Subscription income is recognised in the month in which subscription invoices are issued.
Revenue from advertising services is recognised as revenue in the period in which they are rendered. Normally the advertising services are considered to be rendered when the advertised publications are distributed.
Short-term investments
Marketable equity securities, which are classified as available-for-sale securities, are carried at fair values. Fair value of marketable equity security is calculated by basing on the net asset value of each equity security determined by the Fund Manager at the balance sheet date. Increases/decreases in the carrying amounts are credited/charged against unrealised gains/losses on investment in available-for-sale securities in shareholders' equity.
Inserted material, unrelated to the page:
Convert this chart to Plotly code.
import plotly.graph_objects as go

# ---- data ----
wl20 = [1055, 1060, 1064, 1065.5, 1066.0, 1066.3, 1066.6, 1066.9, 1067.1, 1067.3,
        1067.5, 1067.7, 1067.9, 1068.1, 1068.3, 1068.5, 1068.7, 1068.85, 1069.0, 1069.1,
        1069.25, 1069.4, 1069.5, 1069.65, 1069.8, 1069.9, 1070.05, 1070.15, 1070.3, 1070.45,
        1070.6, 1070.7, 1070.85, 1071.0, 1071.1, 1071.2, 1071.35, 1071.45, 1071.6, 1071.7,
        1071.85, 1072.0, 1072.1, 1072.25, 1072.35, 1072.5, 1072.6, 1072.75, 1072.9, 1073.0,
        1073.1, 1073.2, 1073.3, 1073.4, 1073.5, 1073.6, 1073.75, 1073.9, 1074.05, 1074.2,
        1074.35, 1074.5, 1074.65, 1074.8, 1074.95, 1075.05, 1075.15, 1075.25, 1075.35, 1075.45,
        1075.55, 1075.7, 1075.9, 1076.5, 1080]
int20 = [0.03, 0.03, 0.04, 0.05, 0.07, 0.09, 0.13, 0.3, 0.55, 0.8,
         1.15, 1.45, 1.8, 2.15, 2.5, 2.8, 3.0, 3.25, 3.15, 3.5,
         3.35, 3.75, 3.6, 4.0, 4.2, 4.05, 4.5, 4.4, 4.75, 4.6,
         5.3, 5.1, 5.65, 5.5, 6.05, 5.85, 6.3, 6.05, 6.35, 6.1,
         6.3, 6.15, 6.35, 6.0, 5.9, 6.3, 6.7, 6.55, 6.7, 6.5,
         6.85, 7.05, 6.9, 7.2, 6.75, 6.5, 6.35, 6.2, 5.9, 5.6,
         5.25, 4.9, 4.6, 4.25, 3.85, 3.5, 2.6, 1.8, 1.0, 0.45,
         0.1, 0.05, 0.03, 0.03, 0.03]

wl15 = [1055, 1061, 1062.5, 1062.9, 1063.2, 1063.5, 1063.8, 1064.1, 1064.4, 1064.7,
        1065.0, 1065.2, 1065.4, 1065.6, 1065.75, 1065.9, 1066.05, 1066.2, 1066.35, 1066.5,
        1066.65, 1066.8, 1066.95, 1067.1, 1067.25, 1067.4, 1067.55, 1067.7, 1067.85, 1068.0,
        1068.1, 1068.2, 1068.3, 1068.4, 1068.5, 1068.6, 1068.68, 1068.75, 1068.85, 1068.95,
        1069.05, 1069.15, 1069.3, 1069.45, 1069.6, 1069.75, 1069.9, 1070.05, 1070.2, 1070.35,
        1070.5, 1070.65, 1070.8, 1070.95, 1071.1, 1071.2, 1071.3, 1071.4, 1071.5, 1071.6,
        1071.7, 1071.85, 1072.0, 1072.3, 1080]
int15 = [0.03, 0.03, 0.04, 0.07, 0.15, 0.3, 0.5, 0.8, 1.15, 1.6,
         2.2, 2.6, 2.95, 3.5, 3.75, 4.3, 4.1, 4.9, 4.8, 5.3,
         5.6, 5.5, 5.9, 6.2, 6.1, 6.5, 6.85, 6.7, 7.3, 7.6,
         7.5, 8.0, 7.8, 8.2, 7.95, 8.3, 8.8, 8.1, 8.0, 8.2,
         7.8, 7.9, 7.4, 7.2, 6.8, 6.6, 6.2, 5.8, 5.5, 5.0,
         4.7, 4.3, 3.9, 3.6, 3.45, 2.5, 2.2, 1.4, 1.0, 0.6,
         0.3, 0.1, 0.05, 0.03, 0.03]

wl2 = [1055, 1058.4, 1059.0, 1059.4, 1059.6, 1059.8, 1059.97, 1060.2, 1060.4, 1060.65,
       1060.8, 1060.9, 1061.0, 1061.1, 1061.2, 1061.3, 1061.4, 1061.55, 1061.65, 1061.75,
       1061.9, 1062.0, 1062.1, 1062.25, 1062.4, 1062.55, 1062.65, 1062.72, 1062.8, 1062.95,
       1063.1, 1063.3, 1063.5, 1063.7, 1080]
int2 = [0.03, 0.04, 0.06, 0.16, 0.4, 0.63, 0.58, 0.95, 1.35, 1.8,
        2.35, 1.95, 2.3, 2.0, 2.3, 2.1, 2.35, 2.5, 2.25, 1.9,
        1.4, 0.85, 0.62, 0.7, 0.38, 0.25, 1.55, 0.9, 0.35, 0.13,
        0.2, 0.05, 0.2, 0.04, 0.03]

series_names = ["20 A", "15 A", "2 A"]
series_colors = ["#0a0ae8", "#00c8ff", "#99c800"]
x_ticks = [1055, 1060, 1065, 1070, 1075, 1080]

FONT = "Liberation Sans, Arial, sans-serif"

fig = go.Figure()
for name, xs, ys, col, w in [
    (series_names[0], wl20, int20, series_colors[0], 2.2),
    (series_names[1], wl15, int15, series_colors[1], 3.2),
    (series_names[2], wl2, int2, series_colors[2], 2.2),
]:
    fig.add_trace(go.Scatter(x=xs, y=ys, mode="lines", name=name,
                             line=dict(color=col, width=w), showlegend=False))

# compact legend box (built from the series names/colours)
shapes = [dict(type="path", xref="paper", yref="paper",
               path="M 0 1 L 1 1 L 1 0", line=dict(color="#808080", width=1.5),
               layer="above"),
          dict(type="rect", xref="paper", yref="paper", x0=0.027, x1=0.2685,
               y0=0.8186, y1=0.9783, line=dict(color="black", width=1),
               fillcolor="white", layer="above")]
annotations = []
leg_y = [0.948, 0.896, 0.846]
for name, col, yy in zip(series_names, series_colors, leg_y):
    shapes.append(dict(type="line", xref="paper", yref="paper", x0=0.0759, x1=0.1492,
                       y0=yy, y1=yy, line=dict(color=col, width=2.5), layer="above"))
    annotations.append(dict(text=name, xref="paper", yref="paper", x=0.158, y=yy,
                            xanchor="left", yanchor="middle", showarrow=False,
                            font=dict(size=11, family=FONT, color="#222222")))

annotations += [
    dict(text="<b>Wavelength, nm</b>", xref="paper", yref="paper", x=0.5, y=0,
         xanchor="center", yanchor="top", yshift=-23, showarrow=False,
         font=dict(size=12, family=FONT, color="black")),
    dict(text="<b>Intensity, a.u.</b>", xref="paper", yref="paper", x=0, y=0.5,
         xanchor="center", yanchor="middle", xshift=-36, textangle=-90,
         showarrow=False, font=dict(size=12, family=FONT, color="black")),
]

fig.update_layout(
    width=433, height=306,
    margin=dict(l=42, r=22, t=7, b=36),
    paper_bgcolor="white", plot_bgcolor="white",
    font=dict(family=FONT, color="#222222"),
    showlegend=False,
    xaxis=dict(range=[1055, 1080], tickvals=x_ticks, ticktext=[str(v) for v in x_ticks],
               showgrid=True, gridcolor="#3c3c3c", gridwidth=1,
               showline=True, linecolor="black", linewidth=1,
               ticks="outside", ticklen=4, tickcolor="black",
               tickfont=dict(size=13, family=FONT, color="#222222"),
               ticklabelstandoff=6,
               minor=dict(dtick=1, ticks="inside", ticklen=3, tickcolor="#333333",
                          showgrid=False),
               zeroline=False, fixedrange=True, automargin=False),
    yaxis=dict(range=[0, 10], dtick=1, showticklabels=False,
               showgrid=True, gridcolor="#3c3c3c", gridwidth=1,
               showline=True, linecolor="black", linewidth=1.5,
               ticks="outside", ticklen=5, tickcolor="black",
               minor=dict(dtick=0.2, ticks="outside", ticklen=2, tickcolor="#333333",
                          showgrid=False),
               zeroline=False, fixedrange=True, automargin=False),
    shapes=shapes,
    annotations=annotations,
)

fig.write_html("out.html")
Investments in fixed deposits and promissory notes, which are classified as general investments, are carried at face value.
A review for impairment is carried out when there is a factor indicating that such investment might be impaired. If the recoverable amount of the investment is less than its carrying value, impairment loss is charged to the statement of income.
On disposal of an investment, the difference between the net disposal proceed and the carrying amount is charged or credited to the statement of income.
Trade accounts receivable
Trade accounts receivable are carried at anticipated realisable value. An estimate is made for doubtful accounts receivable based on a review of all outstanding amounts at the year end. Bad debts are written off during the year in which they are identified.
Inventories
Inventories are presented in the balance sheet at the lower of cost and net realisable value, cost being determined on the first-in, first-out basis. Allowance is made, where necessary, for obsolete and slow moving inventories.
Investment in subsidiary company
Investment in subsidiary companies is accounted for in the non-consolidated financial statements by the equity method of accounting. This is undertaking over which the Company has power to exercise control over the financial and operating policies. Allowance is recorded for impairment in value (if any).
Equity accounting involves recognising in the statement of income the Company's share of the subsidiary company's profit or loss for the year. The Company's interest in the subsidiary company is carried in the balance sheet at an amount that reflects its share of the net assets of the subsidiary company and includes goodwill on the acquisition (if any).
Joint ventures
The Group's interest in jointly controlled entities is accounted for in the non-consolidated financial statements by the equity method of accounting.
Long-term investments in other company
Long-term investments in other company in which the Group holds, directly or indirectly, less than fifty per cent of voting shares and which it has no significant influence over their management, are stated at cost less allowance for impairment in value, if any.
Related companies
Companies are considered to be related if one company has the ability to control or exercise significant influence over the other company in making financial and operating decisions or if most of the shareholders or executive management of both companies are the same people or relatives.
Property, plant and equipment
Carrying value - at cost: Property, plant and equipment, including land, are recorded at cost. Cost is measured by the cash or cash equivalent price of obtaining the asset and bringing it to the location and condition necessary for its intended use. Property, plant and equipment are presented in the balance sheet at cost less accumulated depreciation.